A number of equity funds launched in 2004 have disappointed investors, with some of the theme-based schemes faring particularly poorly since their introduction.

An uncertain stock market and the cautious stand adopted by fund managers are being cited as the main reasons why these funds have been unable to perform better.

The current year has so far seen a number of initial public offerings on the equity side, offered by fund houses eager to extend their product portfolios and tap new investors.

Schemes that have been launched this year include sector-specific products ( such as auto sector funds from UTI and JM) and thematic players such as DSP Merrill Lynch's TIGER and Kotak Mahindra's Global India.

A review of the latest net asset values (NAVs) underlines the kind of returns secured till date by the unit holders who had put in money during the initial offer period.

As investment circles point out, the returns generated in some cases (say, over the past three months or so) do not compare too well with the average performance of all funds in the category.

Fund managers generally refer to the scenario that has prevailed on the equity front since the early days of the current calendar year. The character of the market, they feel, has changed significantly when viewed against the trends witnessed during 2003-04.

Their mood is summed up by Mr Rajat Jain, CIO of Principal MF, who thinks that the broad market may not see a comprehensive upside this year.

"This is essentially a stock picker's market; stock selection will be a factor that can make a big difference in the performance numbers," he told Business Line.

The last six months or so have been especially turbulent for equities, resulting in rather ordinary performance by the fund houses. For the six months ended September 13, diversified funds provided a mere 2.68 per cent on an average.

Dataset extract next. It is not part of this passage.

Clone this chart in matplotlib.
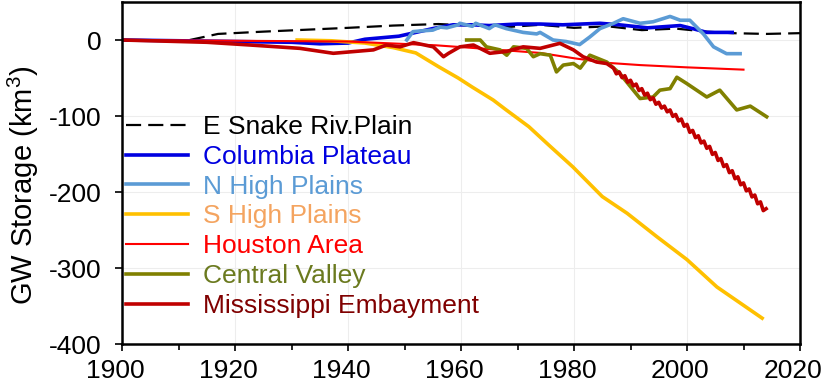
import numpy as np
import matplotlib
matplotlib.use("Agg")
import matplotlib.pyplot as plt
import matplotlib.transforms as mtransforms

plt.rcParams['font.family'] = ['Liberation Sans', 'DejaVu Sans']
plt.rcParams['mathtext.default'] = 'regular'
plt.rcParams['axes.unicode_minus'] = False

# E Snake River Plain
snake_yr = [1912, 1917, 1925, 1931, 1940, 1948, 1956, 1962, 1968, 1974, 1980, 1986, 1992, 1998, 2003.5, 2008, 2014, 2020]
snake_gw = [0, 8, 11, 13, 16, 19, 21, 19, 17, 20, 16, 18, 13, 15, 11, 9, 8, 9]

# Columbia Plateau
colum_yr = [1900, 1910, 1920, 1930, 1935, 1940, 1943, 1946, 1949, 1952, 1955, 1958.6, 1962, 1965, 1970, 1974, 1978, 1984.6, 1988, 1993, 1998.8, 2001, 2003.5, 2008]
colum_gw = [0, -1, -2, -3, -5, -4, 1, 3, 5, 10, 15, 20, 20, 19, 21, 21, 20, 22, 20, 16, 19, 15, 10, 10]

# N High Plains
nhp_yr = [1950.4, 1951.5, 1953, 1955, 1956.3, 1957.5, 1959.5, 1959.8, 1962, 1962.6, 1965, 1966, 1968, 1971, 1973.4, 1974, 1976.3, 1978.6, 1981, 1982.8, 1984.6, 1987, 1988.7, 1991.7, 1994, 1997, 1998.8, 2000.5, 2002.9, 2004.7, 2007, 2009.4]
nhp_gw = [0, 11, 12, 13, 17, 16, 20, 22, 18, 22, 15, 20, 15, 10, 8, 10, 0, -2, -6, 4, 15, 22, 28, 22, 24, 31, 26, 26, 8, -9, -18, -18]

# S High Plains
shp_yr = [1931, 1937, 1943, 1948, 1952, 1956, 1959.5, 1962, 1965.7, 1968, 1972, 1975.5, 1979.8, 1985, 1989.4, 1994.7, 2000, 2005.3, 2009.4, 2013.3]
shp_gw = [0, -1, -4, -10, -17, -35, -50, -62, -79, -92, -114, -138, -167, -206, -228, -259, -289, -325, -346, -366]

# Houston Area
hou_yr = [1900, 1920, 1940, 1955.6, 1965, 1974, 1980, 1985.8, 1991.7, 2000, 2010]
hou_gw = [0, -1, -2, -7, -12, -17, -24, -30, -33, -36, -39]

# Central Valley
cv_yr = [1961.0, 1963.4, 1964.5, 1966.9, 1968.1, 1969.3, 1971.6, 1972.8, 1974.0, 1975.8, 1976.9, 1978.1, 1979.9, 1981.1, 1982.8, 1985.8, 1988.1, 1991.7, 1994.0, 1995.2, 1997.0, 1998.2, 1999.9, 2003.5, 2005.8, 2008.8, 2011.2, 2014.1]
cv_gw = [0, 0, -9, -13, -20, -9, -11, -22, -18, -20, -42, -33, -31, -37, -20, -29, -44, -77, -75, -66, -64, -49, -57, -75, -66, -92, -87, -101]

# Mississippi Embayment (semi-annual wiggle after 1987)
mis_yr = [1900, 1915, 1922.7, 1931.5, 1937.4, 1944.5, 1946.8, 1949.2, 1951.6, 1955.1, 1956.9, 1957.8, 1959.8, 1962.2,
          1965.1, 1968.1, 1971, 1974, 1977.5, 1979.9, 1981.6, 1984, 1985.8,
          1987, 1987.5, 1988, 1988.5, 1989, 1989.5, 1990, 1990.5, 1991, 1991.5, 1992, 1992.5, 1993, 1993.5,
          1994, 1994.5, 1995, 1995.5, 1996, 1996.5, 1997, 1997.5, 1998, 1998.5, 1999, 1999.5, 2000, 2000.5,
          2001, 2001.5, 2002, 2002.5, 2003, 2003.5, 2004, 2004.5, 2005, 2005.5, 2006, 2006.5, 2007, 2007.5,
          2008, 2008.5, 2009, 2009.5, 2010, 2010.5, 2011, 2011.5, 2012, 2012.5, 2013, 2013.5, 2014]
mis_gw = [0, -3, -6.6, -11, -17.5, -13, -6.6, -9, -3.5, -9, -22, -17.5, -9, -6.6,
          -17.5, -15, -9, -11, -4.4, -13, -22, -29, -31,
          -37, -44.5, -42, -49.5, -47, -55.5, -53, -60.5, -58, -66.5, -64, -72.5, -70, -78.5,
          -76, -84.5, -82, -89.5, -87, -94.5, -92, -100.5, -98, -106.5, -104, -113.5, -111, -121.5,
          -119, -128.5, -126, -135.5, -133, -142.5, -140, -150.5, -148, -158.5, -156, -166.5, -164, -174.5,
          -172, -182.5, -180, -190.5, -188, -198.5, -196, -206.5, -204, -215.5, -213, -224.5, -222]

series = [
    ('E Snake Riv.Plain', snake_yr, snake_gw, 'black', 'black', 1.6, (0, (6.8, 3.2))),
    ('Columbia Plateau', colum_yr, colum_gw, '#0000E0', '#0000E0', 2.6, '-'),
    ('N High Plains', nhp_yr, nhp_gw, '#5B9BD5', '#5B9BD5', 2.6, '-'),
    ('S High Plains', shp_yr, shp_gw, '#FFC000', '#F4A460', 2.6, '-'),
    ('Houston Area', hou_yr, hou_gw, '#FF0000', '#FF0000', 1.5, '-'),
    ('Central Valley', cv_yr, cv_gw, '#808000', '#6B7A1F', 2.6, '-'),
    ('Mississippi Embayment', mis_yr, mis_gw, '#C00000', '#800000', 2.6, '-'),
]

fig = plt.figure(figsize=(8.24, 3.9), dpi=100)
ax = fig.add_axes([122 / 824, 1 - 344 / 390, (800 - 122) / 824, 342 / 390])

for name, x, y, lc, tc, lw, ls in series:
    ax.plot(x, y, color=lc, lw=lw, ls=ls, label=name)

ax.set_xlim(1900, 2020)
ax.set_ylim(-400, 50)
ax.set_xticks(np.arange(1900, 2021, 20))
ax.set_xticks(np.arange(1910, 2020, 20), minor=True)
ax.set_yticks([-400, -300, -200, -100, 0])
ax.grid(True, which='major', color='#EDEDED', lw=0.8)
ax.set_axisbelow(True)
ax.tick_params(axis='both', which='major', labelsize=19, direction='out', length=5, width=1.2, colors='black')
ax.tick_params(axis='x', which='major', pad=6)
ax.tick_params(axis='y', which='major', pad=10)
ax.tick_params(axis='x', which='minor', direction='out', length=4, width=1.2)
for s in ax.spines.values():
    s.set_linewidth(1.8)

# x tick labels sit a little left of their ticks in the original
shift = mtransforms.ScaledTranslation(-7 / 100, 0, fig.dpi_scale_trans)
for lab in ax.get_xticklabels():
    lab.set_transform(lab.get_transform() + shift)

ax.set_ylabel('GW Storage (km$^3$)', fontsize=21)
ax.yaxis.set_label_coords(-0.12, 0.465)

leg = ax.legend(loc='upper left', bbox_to_anchor=(126 / 824, 1 - 115 / 390), bbox_transform=fig.transFigure,
                frameon=False, fontsize=19, handlelength=2.35, handletextpad=0.57, labelspacing=0.22,
                borderpad=0, borderaxespad=0)
for txt, s in zip(leg.get_texts(), series):
    txt.set_color(s[4])

fig.savefig('out.png', dpi=100)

ING Vysya Nifty Plus, launched in February 2004, has turned in 10.29 per cent for the three-month period ended August 31, compared to its segment average of 13.75 per cent. The scheme, incidentally, has actually scored a negative 12.10 per cent since launch, according to data compiled by Value Research.

UTI's banking sector fund, which has gone down by 15.4 per cent since its introduction in April this year, may also be considered in this context.

Its three-month record, nevertheless, is positive at 3.93 per cent. The benchmark index in this case is the BSE Bankex.

Not all schemes, however, have provided investors with a negative performance. UTI's Mid Cap Fund, which has managed to ride the mid-cap rally, has delivered 11.1 per cent since its launch in April.

On the other hand, UTI's Large Cap Fund (launched at the same time) has given a negative 11.3 per cent.